Key Points About the Finally Scope

The Finally scope uses ["Succeeded", "Failed", "TimedOut", "Skipped"] for ALL preceding scopes. This ensures it runs regardless of what happened — just like a finally block in C# or Java. Use it for:

Releasing distributed locks
Closing database connections
Updating audit trails
Sending completion metrics
Cleaning up temporary resources

Step 4: Compensation Logic (Undoing Partial Work)

When a multi-step workflow fails partway through, you may need to undo the steps that already completed. This is called compensation — rolling back partial changes to maintain data consistency.

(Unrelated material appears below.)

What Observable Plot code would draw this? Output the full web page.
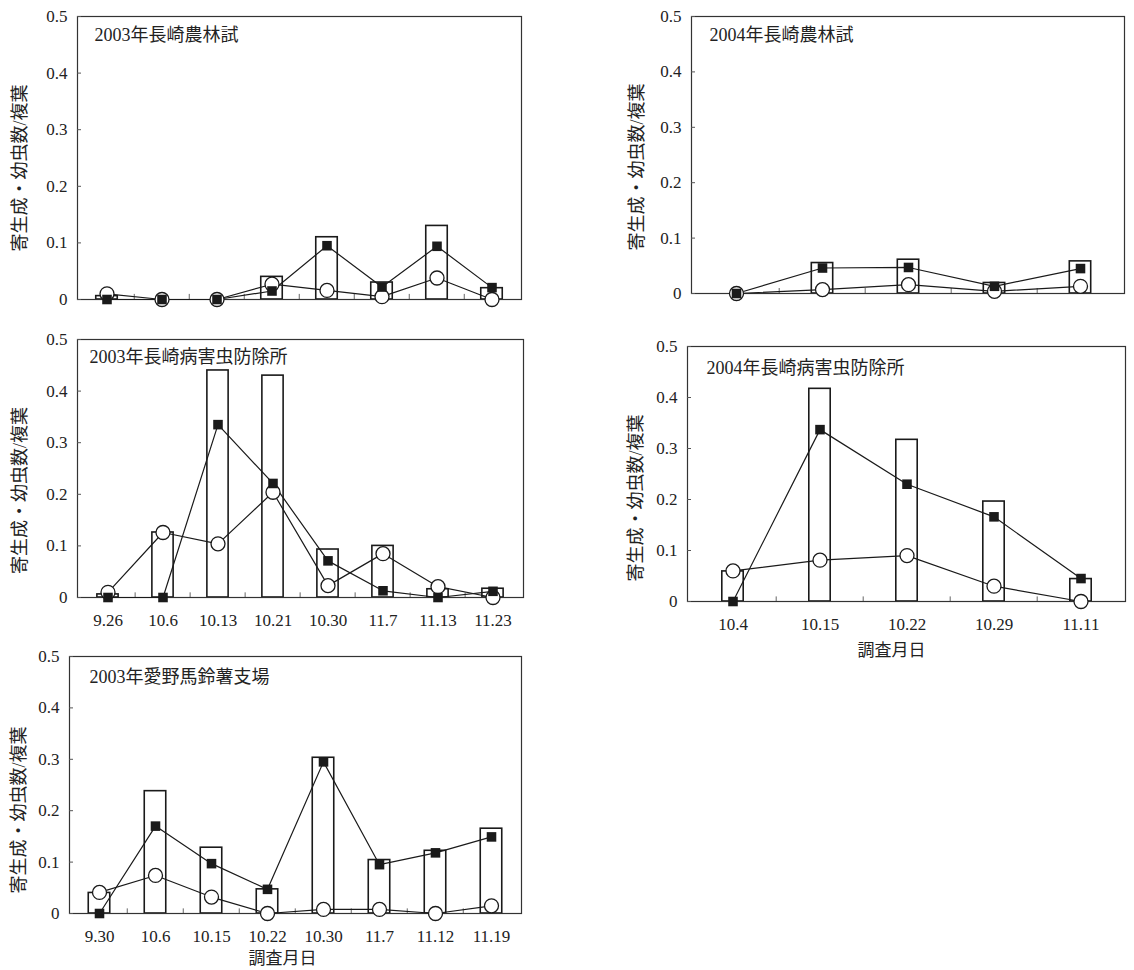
<!DOCTYPE html>
<html>
<head>
<meta charset="utf-8">
<script src="https://cdn.jsdelivr.net/npm/d3@7"></script>
<script src="https://cdn.jsdelivr.net/npm/@observablehq/plot@0.6"></script>
<style>
  html, body { margin: 0; padding: 0; background: #fff; }
  #page { position: relative; width: 1134px; height: 970px; background: #fff; overflow: hidden; }
  #page svg { position: absolute; }
  #page svg, #page svg text { font-family: "Liberation Serif", "Times New Roman", "DejaVu Serif", "Noto Sans CJK JP", serif !important; }
</style>
</head>
<body>
<div id="page"></div>
<script>
// ---------- data ----------
const yLabel = "寄生成・幼虫数/複葉";
const xLabel = "調査月日";
const yTicks = [0, 0.1, 0.2, 0.3, 0.4, 0.5];

// Panel 1: 2003年長崎農林試 (dates not labelled in the figure)
const p1Title = "2003年長崎農林試";
const p1Dates = ["d1", "d2", "d3", "d4", "d5", "d6", "d7", "d8"];
const p1Bars = [0.006, 0, 0, 0.04, 0.11, 0.03, 0.13, 0.02];
const p1Squares = [0, 0, 0, 0.015, 0.095, 0.022, 0.094, 0.021];
const p1Circles = [0.01, 0, 0, 0.027, 0.016, 0.005, 0.038, 0];

// Panel 2: 2004年長崎農林試 (dates not labelled in the figure)
const p2Title = "2004年長崎農林試";
const p2Dates = ["d1", "d2", "d3", "d4", "d5"];
const p2Bars = [0, 0.055, 0.061, 0.019, 0.058];
const p2Squares = [0, 0.046, 0.047, 0.013, 0.045];
const p2Circles = [0, 0.007, 0.016, 0.004, 0.013];

// Panel 3: 2003年長崎病害虫防除所
const p3Title = "2003年長崎病害虫防除所";
const p3Dates = ["9.26", "10.6", "10.13", "10.21", "10.30", "11.7", "11.13", "11.23"];
const p3Bars = [0.006, 0.126, 0.44, 0.43, 0.093, 0.1, 0.016, 0.017];
const p3Squares = [0, 0, 0.335, 0.221, 0.071, 0.013, 0, 0.012];
const p3Circles = [0.01, 0.126, 0.104, 0.204, 0.023, 0.085, 0.021, 0];

// Panel 4: 2004年長崎病害虫防除所
const p4Title = "2004年長崎病害虫防除所";
const p4Dates = ["10.4", "10.15", "10.22", "10.29", "11.11"];
const p4Bars = [0.059, 0.417, 0.317, 0.196, 0.044];
const p4Squares = [0, 0.337, 0.23, 0.166, 0.045];
const p4Circles = [0.06, 0.081, 0.09, 0.03, 0];

// Panel 5: 2003年愛野馬鈴薯支場
const p5Title = "2003年愛野馬鈴薯支場";
const p5Dates = ["9.30", "10.6", "10.15", "10.22", "10.30", "11.7", "11.12", "11.19"];
const p5Bars = [0.04, 0.238, 0.128, 0.047, 0.303, 0.104, 0.122, 0.165];
const p5Squares = [0, 0.17, 0.097, 0.047, 0.295, 0.095, 0.118, 0.149];
const p5Circles = [0.041, 0.074, 0.032, 0, 0.008, 0.008, 0, 0.015];

// ---------- drawing ----------
const FONT = "Liberation Serif, Times New Roman, DejaVu Serif, Noto Sans CJK JP, serif";
const INK = "#1a1a1a";

function panel(cfg) {
  const {title, dates, bars, squares, circles, left, top, width, height,
         ml, mr, mt, mb, showX, showXLabel, yLabDx, yLabDy, titleDx, titleDy,
         xLabDx, xLabDy} = cfg;
  const rows = dates.map((d, i) => ({date: d, bar: bars[i], sq: squares[i], ci: circles[i]}));
  const band = (width - ml - mr) / dates.length;
  const ins = (band - 22) / 2;
  const marks = [
    // small inward ticks on the bottom axis, at the boundaries between dates
    Plot.ruleX(dates.slice(1), {x: d => d, y1: 0, y2: 0.009, dx: -band / 2,
      stroke: "#666", strokeWidth: 1}),
    Plot.barY(rows.filter(r => r.bar > 0), {
      x: "date", y: "bar", fill: "white", stroke: INK, strokeWidth: 1.6,
      insetLeft: ins, insetRight: ins
    }),
    Plot.frame({stroke: "#333", strokeWidth: 1.2}),
    Plot.axisY({ticks: yTicks, tickSize: -4, tickPadding: 14, stroke: "#555",
      tickFormat: d => d === 0 ? "0" : d.toFixed(1), fontSize: 17, fill: "#222",
      fontFamily: FONT}),
    Plot.line(rows, {x: "date", y: "ci", stroke: INK, strokeWidth: 1.2}),
    Plot.line(rows, {x: "date", y: "sq", stroke: INK, strokeWidth: 1.2}),
    Plot.dot(rows, {x: "date", y: "ci", r: 7, fill: "white", stroke: INK, strokeWidth: 1.3}),
    Plot.dot(rows, {x: "date", y: "sq", symbol: "square", r: 5.4, fill: INK, stroke: "none"}),
    Plot.text([title], {frameAnchor: "top-left", text: d => d, textAnchor: "start",
      lineAnchor: "middle", dx: titleDx, dy: titleDy, fontSize: 18, fill: "#222",
      fontFamily: FONT}),
    Plot.text([yLabel], {frameAnchor: "left", text: d => d, rotate: -90,
      textAnchor: "middle", lineAnchor: "middle",
      dx: yLabDx, dy: yLabDy, fontSize: 18, fill: "#222", fontFamily: FONT})
  ];
  if (showX) {
    marks.push(Plot.axisX({tickSize: 0, tickPadding: 16, fontSize: 17, fill: "#222",
      label: null, fontFamily: FONT}));
  }
  if (showXLabel) {
    marks.push(Plot.text([xLabel], {frameAnchor: "bottom", text: d => d,
      dx: xLabDx, dy: xLabDy, fontSize: 17, fill: "#222", lineAnchor: "middle",
      fontFamily: FONT}));
  }
  const svg = Plot.plot({
    width, height,
    marginLeft: ml, marginRight: mr, marginTop: mt, marginBottom: mb,
    style: {fontSize: "17px", background: "transparent", overflow: "visible"},
    x: {type: "band", domain: dates, padding: 0, axis: null},
    y: {domain: [0, 0.5], axis: null},
    marks
  });
  svg.style.left = left + "px";
  svg.style.top = top + "px";
  document.getElementById("page").appendChild(svg);
}

panel({title: p1Title, dates: p1Dates, bars: p1Bars, squares: p1Squares, circles: p1Circles,
  left: 0, top: 0, width: 540, height: 320, ml: 77, mr: 19, mt: 16, mb: 21,
  showX: false, showXLabel: false, yLabDx: -57, yLabDy: 10, titleDx: 17, titleDy: 19});

panel({title: p2Title, dates: p2Dates, bars: p2Bars, squares: p2Squares, circles: p2Circles,
  left: 600, top: 0, width: 534, height: 310, ml: 91, mr: 10, mt: 16, mb: 17,
  showX: false, showXLabel: false, yLabDx: -54, yLabDy: 12, titleDx: 18, titleDy: 19});

panel({title: p3Title, dates: p3Dates, bars: p3Bars, squares: p3Squares, circles: p3Circles,
  left: 0, top: 320, width: 540, height: 330, ml: 77, mr: 17, mt: 19, mb: 53,
  showX: true, showXLabel: false, yLabDx: -57, yLabDy: 22, titleDx: 12, titleDy: 18});

panel({title: p4Title, dates: p4Dates, bars: p4Bars, squares: p4Squares, circles: p4Circles,
  left: 600, top: 320, width: 534, height: 350, ml: 87, mr: 9, mt: 26, mb: 69,
  showX: true, showXLabel: true, yLabDx: -51, yLabDy: 24, titleDx: 19, titleDy: 22,
  xLabDx: -15, xLabDy: 49});

panel({title: p5Title, dates: p5Dates, bars: p5Bars, squares: p5Squares, circles: p5Circles,
  left: 0, top: 640, width: 540, height: 330, ml: 69, mr: 19, mt: 16, mb: 57,
  showX: true, showXLabel: true, yLabDx: -50, yLabDy: 25, titleDx: 20, titleDy: 21,
  xLabDx: -13, xLabDy: 45});
</script>
</body>
</html>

Real-World Example: Order Processing

Consider an order workflow with these steps:

✅ Reserve inventory (succeeded)
✅ Charge credit card (succeeded)
❌ Create shipping label (failed)

Without compensation, the customer is charged but never receives their order. With compensation, you reverse steps 1 and 2:

{
  "Compensate_On_Failure": {
    "type": "Scope",
    "actions": {
      "Check_What_Succeeded": {
        "type": "Compose",
        "inputs": {
          "inventoryReserved": "@equals(result('Reserve_Inventory')?[0]?['status'], 'Succeeded')",
          "paymentCharged": "@equals(result('Charge_Payment')?[0]?['status'], 'Succeeded')",
          "shippingCreated": "@equals(result('Create_Shipping_Label')?[0]?['status'], 'Succeeded')"
        }
      },
      "Reverse_Payment_If_Charged": {
        "type": "If",
        "expression": { "equals": ["@outputs('Check_What_Succeeded')?['paymentCharged']", true] },
        "actions": {
          "Refund_Payment": {
            "type": "Http",
            "inputs": {
              "method": "POST",
              "uri": "https://payment-api.com/refunds",
              "body": {
                "chargeId": "@body('Charge_Payment')?['chargeId']",
                "reason": "workflow_failure"
              }
            }
          }
        },
        "runAfter": { "Check_What_Succeeded": ["Succeeded"] }
      },
      "Release_Inventory_If_Reserved": {
        "type": "If",
        "expression": { "equals": ["@outputs('Check_What_Succeeded')?['inventoryReserved']", true] },
        "actions": {
          "Release_Inventory": {
            "type": "Http",
            "inputs": {
              "method": "POST",
              "uri": "https://inventory-api.com/release",
              "body": {
                "reservationId": "@body('Reserve_Inventory')?['reservationId']"
              }
            }
          }
        },
        "runAfter": { "Check_What_Succeeded": ["Succeeded"] }
      },
      "Notify_Customer_Of_Failure": {
        "type": "ApiConnection",
        "inputs": {
          "method": "post",
          "path": "/v2/Mail",
          "body": {
            "To": "@triggerBody()?['customerEmail']",
            "Subject": "Issue with your order @{triggerBody()?['orderId']}",
            "Body": "We encountered an issue processing your order. Any charges have been reversed. Please try again or contact support."
          }
        },
        "runAfter": {
          "Reverse_Payment_If_Charged": ["Succeeded", "Failed"],
          "Release_Inventory_If_Reserved": ["Succeeded", "Failed"]
        }
      }
    },
    "runAfter": {
      "Try_Process_Order": ["Failed", "TimedOut"]
    }
  }
}

Step 5: Parallel Execution with Error Handling

When running actions in parallel, error handling becomes more complex because multiple actions can fail simultaneously.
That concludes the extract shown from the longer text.